On 3 July 1953 ANZAC returned to Sydney after an absence of 305 days. Of these, 228 were spent at sea, 40 of them on patrol in the combat areas. During the entire period she steamed 57,865 miles.
Arriving in Port Phillip Bay on 8 July, ANZAC began a refit at Williamstown which was completed on 16 September. Exercises with HMAS SYDNEY and the transport of National Service Trainees occupied sea time in September and October period and there were further exercises with HMAS VENGEANCE in November. A second refit began at Williamstown on 12 November and the ship remained in dockyard hands until 6 January 1954.
In January 1954 there were further east coast carrier exercises and in the following month escort duties on the occasion of the visit of Her Majesty Queen Elizabeth II and His Royal Highness The Duke of Edinburgh. In March ANZAC visited the Barrier Reef and in April she was in Papua New Guinea waters.
Between 13 and 28 May 1954 there were group exercises with HMNZS BLACK PRINCE, the submarines HMS TELEMACHUS and HMS THOROUGH, and vessels of the Australian Fleet, including VENGEANCE.
Refitting at Williamstown between June and August 1954 was followed by anti-submarine exercises in September. In October ANZAC took part in joint exercises in the Manus area with the Flag Officer Commanding the Australian Fleet flying his flag in SYDNEY and Rear Admiral Gladstone flying his flag in HMS BIRMINGHAM. The exercises ended on 27 October when the combined force returned to Sydney.
During the first week of November there was the annual arrival in Port Phillip Bay, with a return to Sydney in mid month. The remaining period of the year was taken up by weapon training exercises off the New South Wales coast.
New Year’s Day, 1955, found ANZAC self refitting at Cockatoo Dockyard, Sydney, work which continued until 13 February. The closing days of the month were chiefly occupied by joint anti-submarine exercises, joining SYDNEY on 28 February for passage to Fremantle.

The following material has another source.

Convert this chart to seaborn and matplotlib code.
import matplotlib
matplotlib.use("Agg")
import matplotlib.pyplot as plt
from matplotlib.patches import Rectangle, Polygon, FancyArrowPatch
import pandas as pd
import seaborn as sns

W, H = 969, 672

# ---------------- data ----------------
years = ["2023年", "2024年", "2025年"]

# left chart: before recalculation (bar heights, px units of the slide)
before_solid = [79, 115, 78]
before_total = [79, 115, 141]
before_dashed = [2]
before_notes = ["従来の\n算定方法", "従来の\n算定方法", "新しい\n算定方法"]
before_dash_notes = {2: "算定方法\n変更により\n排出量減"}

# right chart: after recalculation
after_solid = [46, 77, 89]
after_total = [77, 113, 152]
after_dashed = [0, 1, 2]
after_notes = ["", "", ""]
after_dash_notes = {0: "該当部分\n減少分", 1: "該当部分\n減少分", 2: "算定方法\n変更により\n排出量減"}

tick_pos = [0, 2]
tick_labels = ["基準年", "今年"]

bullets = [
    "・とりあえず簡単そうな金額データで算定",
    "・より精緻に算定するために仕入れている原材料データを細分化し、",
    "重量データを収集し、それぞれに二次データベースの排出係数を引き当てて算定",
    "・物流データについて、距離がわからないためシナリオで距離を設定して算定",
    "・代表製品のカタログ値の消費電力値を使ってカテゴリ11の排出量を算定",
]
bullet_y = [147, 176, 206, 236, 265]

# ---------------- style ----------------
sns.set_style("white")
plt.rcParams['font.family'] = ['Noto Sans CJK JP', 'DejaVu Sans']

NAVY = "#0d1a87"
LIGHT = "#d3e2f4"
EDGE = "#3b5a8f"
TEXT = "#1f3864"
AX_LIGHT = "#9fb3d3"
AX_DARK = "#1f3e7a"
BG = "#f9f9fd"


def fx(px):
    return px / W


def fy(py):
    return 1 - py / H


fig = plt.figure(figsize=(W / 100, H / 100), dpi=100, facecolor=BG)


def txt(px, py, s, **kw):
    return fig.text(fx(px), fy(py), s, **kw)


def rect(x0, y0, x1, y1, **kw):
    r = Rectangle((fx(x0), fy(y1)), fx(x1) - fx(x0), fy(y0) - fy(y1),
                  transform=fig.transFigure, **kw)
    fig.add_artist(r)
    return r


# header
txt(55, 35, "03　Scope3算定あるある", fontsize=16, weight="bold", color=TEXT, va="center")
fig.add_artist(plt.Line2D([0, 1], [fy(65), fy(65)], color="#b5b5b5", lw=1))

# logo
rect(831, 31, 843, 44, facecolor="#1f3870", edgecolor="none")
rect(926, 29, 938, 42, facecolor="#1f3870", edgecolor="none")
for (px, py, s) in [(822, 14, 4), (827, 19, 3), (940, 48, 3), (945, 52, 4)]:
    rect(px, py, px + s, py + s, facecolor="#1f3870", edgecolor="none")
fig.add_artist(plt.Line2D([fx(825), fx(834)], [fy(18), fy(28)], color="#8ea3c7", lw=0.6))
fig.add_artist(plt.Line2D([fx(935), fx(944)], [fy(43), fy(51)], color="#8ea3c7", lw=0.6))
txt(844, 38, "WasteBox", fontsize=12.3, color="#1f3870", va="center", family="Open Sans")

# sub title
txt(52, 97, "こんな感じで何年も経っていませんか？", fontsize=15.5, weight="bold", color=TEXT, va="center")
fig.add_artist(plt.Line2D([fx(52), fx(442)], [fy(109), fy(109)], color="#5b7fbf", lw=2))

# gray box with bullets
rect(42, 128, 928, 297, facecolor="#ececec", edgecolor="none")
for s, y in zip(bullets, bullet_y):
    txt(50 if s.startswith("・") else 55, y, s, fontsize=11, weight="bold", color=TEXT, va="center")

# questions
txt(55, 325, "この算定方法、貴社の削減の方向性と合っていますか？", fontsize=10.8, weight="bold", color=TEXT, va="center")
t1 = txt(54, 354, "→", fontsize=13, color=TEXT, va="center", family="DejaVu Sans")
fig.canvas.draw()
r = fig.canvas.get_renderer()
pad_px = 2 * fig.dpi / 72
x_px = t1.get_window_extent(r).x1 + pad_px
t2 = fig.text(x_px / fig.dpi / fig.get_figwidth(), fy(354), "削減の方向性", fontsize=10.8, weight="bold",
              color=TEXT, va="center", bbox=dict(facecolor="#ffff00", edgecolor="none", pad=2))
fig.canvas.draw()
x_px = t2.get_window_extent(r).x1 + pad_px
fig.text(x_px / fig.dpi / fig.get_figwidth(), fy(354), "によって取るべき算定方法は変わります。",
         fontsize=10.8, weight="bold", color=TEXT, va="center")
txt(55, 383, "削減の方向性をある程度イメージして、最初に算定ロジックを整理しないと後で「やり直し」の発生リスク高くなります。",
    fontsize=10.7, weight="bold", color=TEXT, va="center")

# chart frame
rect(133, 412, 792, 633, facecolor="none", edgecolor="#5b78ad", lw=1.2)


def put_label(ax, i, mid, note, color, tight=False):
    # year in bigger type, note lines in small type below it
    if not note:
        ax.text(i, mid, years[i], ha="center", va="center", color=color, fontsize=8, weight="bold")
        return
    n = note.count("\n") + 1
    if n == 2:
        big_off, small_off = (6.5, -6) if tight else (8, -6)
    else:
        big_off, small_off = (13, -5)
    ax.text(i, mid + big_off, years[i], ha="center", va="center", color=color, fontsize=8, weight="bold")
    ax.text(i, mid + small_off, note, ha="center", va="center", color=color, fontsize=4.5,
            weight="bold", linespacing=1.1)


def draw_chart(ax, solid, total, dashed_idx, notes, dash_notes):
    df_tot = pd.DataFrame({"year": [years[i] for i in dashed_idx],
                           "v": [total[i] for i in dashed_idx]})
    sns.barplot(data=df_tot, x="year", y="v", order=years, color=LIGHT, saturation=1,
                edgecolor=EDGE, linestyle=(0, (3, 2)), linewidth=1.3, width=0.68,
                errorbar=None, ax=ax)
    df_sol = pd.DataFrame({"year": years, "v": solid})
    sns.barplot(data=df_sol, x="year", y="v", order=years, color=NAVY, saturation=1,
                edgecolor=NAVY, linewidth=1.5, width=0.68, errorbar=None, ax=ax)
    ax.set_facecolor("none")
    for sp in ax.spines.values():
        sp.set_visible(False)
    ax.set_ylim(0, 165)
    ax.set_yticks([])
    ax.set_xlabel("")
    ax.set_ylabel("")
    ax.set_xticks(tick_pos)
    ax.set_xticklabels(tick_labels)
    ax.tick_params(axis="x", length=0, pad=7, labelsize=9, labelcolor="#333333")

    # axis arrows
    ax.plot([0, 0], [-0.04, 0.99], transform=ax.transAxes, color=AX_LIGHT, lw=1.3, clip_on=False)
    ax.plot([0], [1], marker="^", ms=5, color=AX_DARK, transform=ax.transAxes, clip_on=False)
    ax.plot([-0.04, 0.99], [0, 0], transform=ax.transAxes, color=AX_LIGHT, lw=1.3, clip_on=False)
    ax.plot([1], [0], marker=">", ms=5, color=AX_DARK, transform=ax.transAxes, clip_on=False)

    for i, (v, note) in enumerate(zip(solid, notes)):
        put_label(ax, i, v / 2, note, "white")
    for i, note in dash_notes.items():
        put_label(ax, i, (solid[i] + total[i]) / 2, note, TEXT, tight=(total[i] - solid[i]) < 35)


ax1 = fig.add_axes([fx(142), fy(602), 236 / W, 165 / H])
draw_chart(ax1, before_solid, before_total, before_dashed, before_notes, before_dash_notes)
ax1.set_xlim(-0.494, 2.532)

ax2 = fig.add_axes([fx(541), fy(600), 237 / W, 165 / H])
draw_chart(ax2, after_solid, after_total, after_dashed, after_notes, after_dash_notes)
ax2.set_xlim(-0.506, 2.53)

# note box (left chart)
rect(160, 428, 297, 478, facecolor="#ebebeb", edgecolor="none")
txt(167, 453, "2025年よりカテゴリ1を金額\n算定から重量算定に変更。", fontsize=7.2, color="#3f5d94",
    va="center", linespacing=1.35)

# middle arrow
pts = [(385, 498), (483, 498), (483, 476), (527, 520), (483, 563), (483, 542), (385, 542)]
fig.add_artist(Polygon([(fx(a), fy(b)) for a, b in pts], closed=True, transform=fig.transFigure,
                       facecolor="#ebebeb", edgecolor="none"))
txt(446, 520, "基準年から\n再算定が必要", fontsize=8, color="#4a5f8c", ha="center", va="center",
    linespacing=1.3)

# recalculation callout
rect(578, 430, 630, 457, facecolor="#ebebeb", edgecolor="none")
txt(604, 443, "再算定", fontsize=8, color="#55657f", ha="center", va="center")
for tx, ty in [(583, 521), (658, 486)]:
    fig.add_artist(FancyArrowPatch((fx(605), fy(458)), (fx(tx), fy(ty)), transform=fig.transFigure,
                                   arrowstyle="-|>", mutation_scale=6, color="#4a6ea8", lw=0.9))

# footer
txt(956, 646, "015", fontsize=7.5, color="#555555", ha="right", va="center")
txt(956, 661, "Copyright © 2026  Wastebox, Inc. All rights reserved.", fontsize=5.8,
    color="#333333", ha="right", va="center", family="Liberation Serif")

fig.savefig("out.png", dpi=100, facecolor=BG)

ANZAC spent a week in Fremantle, arrived in Melbourne on 18 March and then proceeded to Sydney to take part in further fleet exercises which continued intermittently until 19 April when ANZAC detached for New Caledonia for an eleven day goodwill visit.

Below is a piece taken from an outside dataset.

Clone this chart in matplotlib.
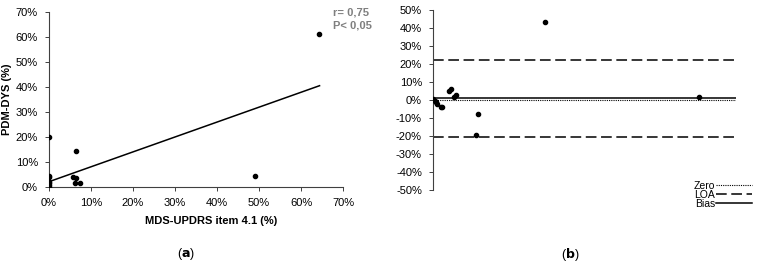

On 17 May ANZAC, in company with HMNZ Ships BLACK PRINCE and PUKAKI and HMA Ships QUADRANT, ARUNTA, TOBRUK and WARRAMUNGA, proceeded to sea to begin ANZEX exercises scheduled to cover a three month period. Units of the Royal Navy, led by HMS NEWCASTLE, flying the flag of the Flag Officer Second-in-Command, Far East Station, Rear Admiral E.F. Elkins CB CVO OBE, were eventually joined en route between Darwin to Singapore on 1 June 1955. Following conclusion of the joint exercises ANZAC departed Singapore in company with TOBRUK on 2 July for Sydney and thence to Melbourne for a refit at Williamstown.

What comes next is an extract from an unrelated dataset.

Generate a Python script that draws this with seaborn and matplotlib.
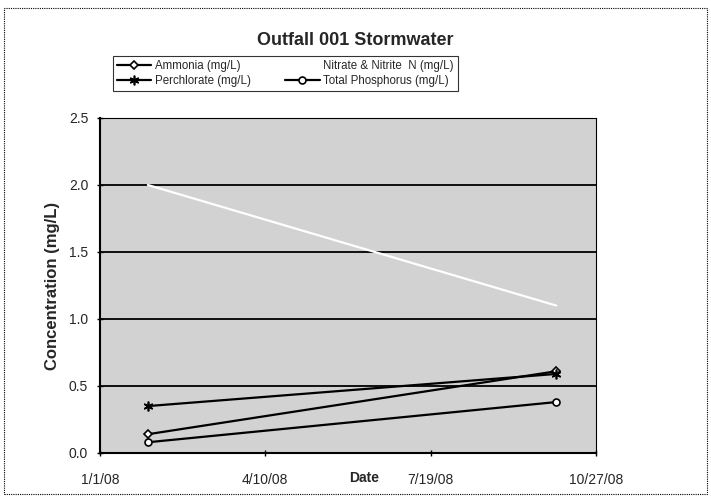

The two and a half month refit was completed on 7 October 1955. Proceeding that day for Sydney, ANZAC remained there, except for a brief visit to Newcastle, for the following five weeks.
On 16 November, in company with TOBRUK, ANZAC departed Sydney for Singapore via Fremantle to become part of the Strategic Reserve on the Far East Station. Singapore was reached on 1 December.
In the first of the only two offensive actions undertaken by Royal Australian Navy ships during the Malayan Emergency (1948-60), ANZAC and TOBRUK bombarded terrorist positions south of Jason Bay in Johore State on 29 September 1956. ANZAC served in Far East waters until November 1956 when she returned to Australia.
Following a refit and a visit to Tasmania she returned to Singapore in April 1957 to begin another tour of duty in the Far East. On this occasion ANZAC spent ten months overseas and returned to Australia in January 1958. She arrived in Sydney on 8 February to begin a major refit which kept her in dockyard hands until October 1958.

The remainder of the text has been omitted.